I was convinced at that point that the GPS was useless. I went back to my lab (a 20-minute drive from Sparkfun each way) and got every GPS I had plus a handful of IR line-follower sensors. I canibalized the Pinewood Derby car from long-long ago, which still had two of those sensors built into it. My idea was to build a wheel encoder into the robot and run on dead reckoning. I had to develop the hardware and write the software (a fairly minor addition to the Navigation module). I borrowed one of my neighbors orange paint pens and painted an orange mark on the left rear axle, close to the gear box where it isn't floating on the suspension.

By the time I got back, I had less than 30min, so I just installed the hardware over the back wheel and ran run 2 with the backup GPS sensor. As it turns out, this was one I brought with me in the morning, not one I needed brought back. This was an identical GP-2106, but gotten several months later than the first.
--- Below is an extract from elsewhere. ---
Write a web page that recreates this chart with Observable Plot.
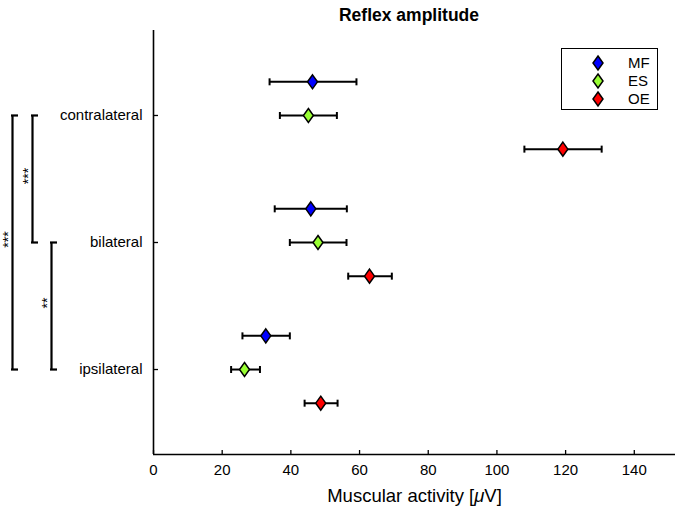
<!DOCTYPE html>
<html><head><meta charset="utf-8">
<script src="https://cdn.jsdelivr.net/npm/d3@7"></script>
<script src="https://cdn.jsdelivr.net/npm/@observablehq/plot@0.6"></script>
<style>
body{margin:0;background:#fff;font-family:"Liberation Sans",Arial,Helvetica,sans-serif;color:#000;}
#wrap{position:relative;width:680px;height:510px;overflow:hidden;}
#title{position:absolute;left:153px;top:5px;width:512px;text-align:center;font-weight:bold;font-size:17.5px;line-height:20px;}
#chart{position:absolute;left:0;top:26px;}
#legend{position:absolute;left:561px;top:48px;width:95px;height:60px;border:1px solid #000;background:#fff;}
.lrow{position:absolute;left:0;width:95px;height:18px;}
.lrow svg{position:absolute;left:28px;top:0;}
.lrow span{position:absolute;left:66px;top:0;font-size:15px;line-height:18px;}
</style></head>
<body><div id="wrap"><div id="title">Reflex amplitude</div><div id="chart"></div><div id="legend"></div></div>
<script>
// ---- data ----
const categories = ["contralateral", "bilateral", "ipsilateral"];
const series = ["MF", "ES", "OE"];
const seriesColors = ["#0000ff", "#99ff33", "#ff0000"];
const mfMean = [46.3, 45.8, 32.7];
const mfLow  = [33.8, 35.3, 25.9];
const mfHigh = [59.1, 56.3, 39.7];
const esMean = [45.1, 47.9, 26.5];
const esLow  = [36.8, 39.7, 22.6];
const esHigh = [53.4, 56.2, 31.0];
const oeMean = [119.2, 62.9, 48.7];
const oeLow  = [108.0, 56.7, 44.0];
const oeHigh = [130.5, 69.4, 53.6];
const xTicks = [0, 20, 40, 60, 80, 100, 120, 140];
const xMax = 152;
const bracketFrom = ["contralateral", "contralateral", "bilateral"];
const bracketTo   = ["ipsilateral", "bilateral", "ipsilateral"];
const bracketText = ["***", "***", "**"];
const title = "Reflex amplitude";
const xLabelParts = ["Muscular activity [", "μ", "V]"];

// ---- build table ----
const means = [mfMean, esMean, oeMean], lows = [mfLow, esLow, oeLow], highs = [mfHigh, esHigh, oeHigh];
const groupShift = 0.265;
const rows = [];
series.forEach((s, si) => categories.forEach((c, ci) => rows.push({
  series: s, category: c, color: seriesColors[si],
  pos: ci + (si - 1) * groupShift,
  mean: means[si][ci], low: lows[si][ci], high: highs[si][ci]
})));
const brackets = bracketFrom.map((f, i) => ({from: categories.indexOf(f), to: categories.indexOf(bracketTo[i]), label: bracketText[i]}));

const diamond = {draw(ctx) { const w = 5, h = 7; ctx.moveTo(0, -h); ctx.lineTo(w, 0); ctx.lineTo(0, h); ctx.lineTo(-w, 0); ctx.closePath(); }};
const cap = {draw(ctx) { ctx.moveTo(0, -3.5); ctx.lineTo(0, 3.5); }};
const yDomain = [-0.669, 2.669];

const bracketDx = [-141, -121, -102];
const bracketMarks = brackets.flatMap((b, i) => [
  Plot.ruleX([b], {x: () => 0, y1: "from", y2: "to", dx: bracketDx[i], stroke: "black", strokeWidth: 2.2}),
  Plot.ruleY([b.from, b.to], {y: d => d, x1: () => 0, x2: () => 0, dx: bracketDx[i] - 1, insetRight: -7, stroke: "black", strokeWidth: 2.2}),
  Plot.text([b], {x: () => 0, y: d => (d.from + d.to) / 2, text: "label", rotate: -90, dx: bracketDx[i] - 4, dy: -3, fontSize: 14, fill: "black"})
]);

const plot = Plot.plot({
  width: 680, height: 484,
  marginTop: 4, marginBottom: 56, marginLeft: 153, marginRight: 5,
  style: {fontFamily: '"Liberation Sans", Arial, sans-serif', fontSize: "15px", color: "black", background: "white"},
  x: {domain: [0, xMax]},
  y: {domain: yDomain, reverse: true},
  color: {type: "identity"},
  marks: [
    Plot.axisX({ticks: xTicks, tickSize: -4, tickPadding: 14, fontSize: 15, label: xLabelParts.join(""), labelAnchor: "center", labelOffset: 47, labelArrow: "none", strokeWidth: 1.3}),
    Plot.axisY({ticks: [0, 1, 2], tickFormat: i => categories[i], tickSize: -5, tickPadding: 16, fontSize: 15, label: null, strokeWidth: 1.3}),
    Plot.ruleX([0], {stroke: "black", strokeWidth: 1.6}),
    Plot.ruleY([yDomain[1]], {stroke: "black", strokeWidth: 1.6}),
    Plot.ruleY(rows, {y: "pos", x1: "low", x2: "high", stroke: "black", strokeWidth: 2}),
    Plot.dot(rows, {x: "low", y: "pos", symbol: cap, stroke: "black", strokeWidth: 2}),
    Plot.dot(rows, {x: "high", y: "pos", symbol: cap, stroke: "black", strokeWidth: 2}),
    Plot.dot(rows, {x: "mean", y: "pos", symbol: diamond, fill: "color", stroke: "black", strokeWidth: 1.5}),
    ...bracketMarks
  ]
});
document.getElementById("chart").appendChild(plot);

// italic mu in x label, larger font
d3.select(plot).selectAll('[aria-label="x-axis label"]').attr("font-size", 18.5);
d3.select(plot).selectAll('[aria-label="x-axis label"] text').each(function() {
  const t = d3.select(this);
  t.attr("font-size", 18.5).text(null);
  xLabelParts.forEach((p, i) => t.append("tspan").attr("font-style", i === 1 ? "italic" : null).text(p));
});

document.getElementById("title").textContent = title;

// legend
const leg = d3.select("#legend");
series.forEach((s, i) => {
  const r = leg.append("div").attr("class", "lrow").style("top", (5 + i * 18) + "px");
  const sv = r.append("svg").attr("width", 16).attr("height", 18);
  sv.append("path").attr("d", "M8,2L13,9L8,16L3,9Z").attr("fill", seriesColors[i]).attr("stroke", "black").attr("stroke-width", 1.5);
  r.append("span").text(s);
});
</script></body></html>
In run 2, it headed straight for the fence :(

Back to wheel encoders and dead reckoning. The problem was, I couldn't get it to work in direct sunlight. Both the light and the dark stripes were coming up as fully bright. I couldn't figure out how to build a darkroom around the sensor which was sufficiently dark but still allowed the suspension to move and the sensor leads to pass. At least not in the 10 minutes that I tried.

That got me back to wondering if I was even solving the right problem. I looked more closely at the data and realized that even though the robot had switched waypoints, it didn't do so until after it hit the fence. The waypoints were just too far out. I pulled the first waypoint back roughly 5m and tried again.

This time, the first five times I tried it, it worked all five times. It finally made the turn :) The first three times, it hit the fence after making the turn. The fourth it hit one of the barrels. The fifth time it dodged all the barrels and hit the fence beyond the second turn.

I went back to the pit and changed all the waypoints by 5m, actually 2 parking spaces as viewed by Google Earth. When I went back to try it the sixth time, it was involved in a head-on collision with one of the other robots (it was the other robot's fault) and even then it tried to keep going. I think the gyro just lost heading at that point.

The seventh time it turned, but only about 45deg. It still officially made the turn.

So, I was pretty confident that things would work. I don't know if switching out the GPS made any difference, or if it was just the waypoints. At this point, the robot was moving at several meters per second. Maybe it just took that long for the GPS to get a fix, transmit the data, have the robot to parse it, calculate the navigation, calculate the guidance, etc. It may have travelled several meters past the waypoint by that point. Maybe I should add a target lead, equivalent to the target overshoot I steer to. When we are past the target lead, we switch waypoints.

In any case, I didn't do anything to the software all day. I could have, I just didn't need to. The software that was on it on Friday was the software that it raced with. I put the robot on the line for the third time, confident that it would work.

In run 3, it turned with less than 1 turning radius to go before hitting the fence, and therefore it hit the fence :( The judge says that I was about 1 meter short of the line to gain which he would have counted as making the turn.

So now what? I did not achieve full mission success. I did have fun, keep at it, solve the problems, etc. I would say I achieved minimum mission success. The robot, as built and programmed, was at least capable of success.

Can it be fixed? Certainly. I can buy a proper wheel encoder. I can get a GPS with a higher update rate (the GP-2106 may be capable of such). I can get the Kalman filter in and use the GPS to contribute to heading estimation.

Do I want to? I think maybe no. I am married now, and time I spent on the robot is time I don't spend with my wife, and vice versa. She got sick last night, and as a consequence, I didn't get to practice then. I might have realized all of this at that time.

Does any one want to buy a slightly used robot? Make me an offer...

On a positive note, Frozen Cam was a hit. At one point, I even got to tell a better joke than the MCs. I just push the button and let it go.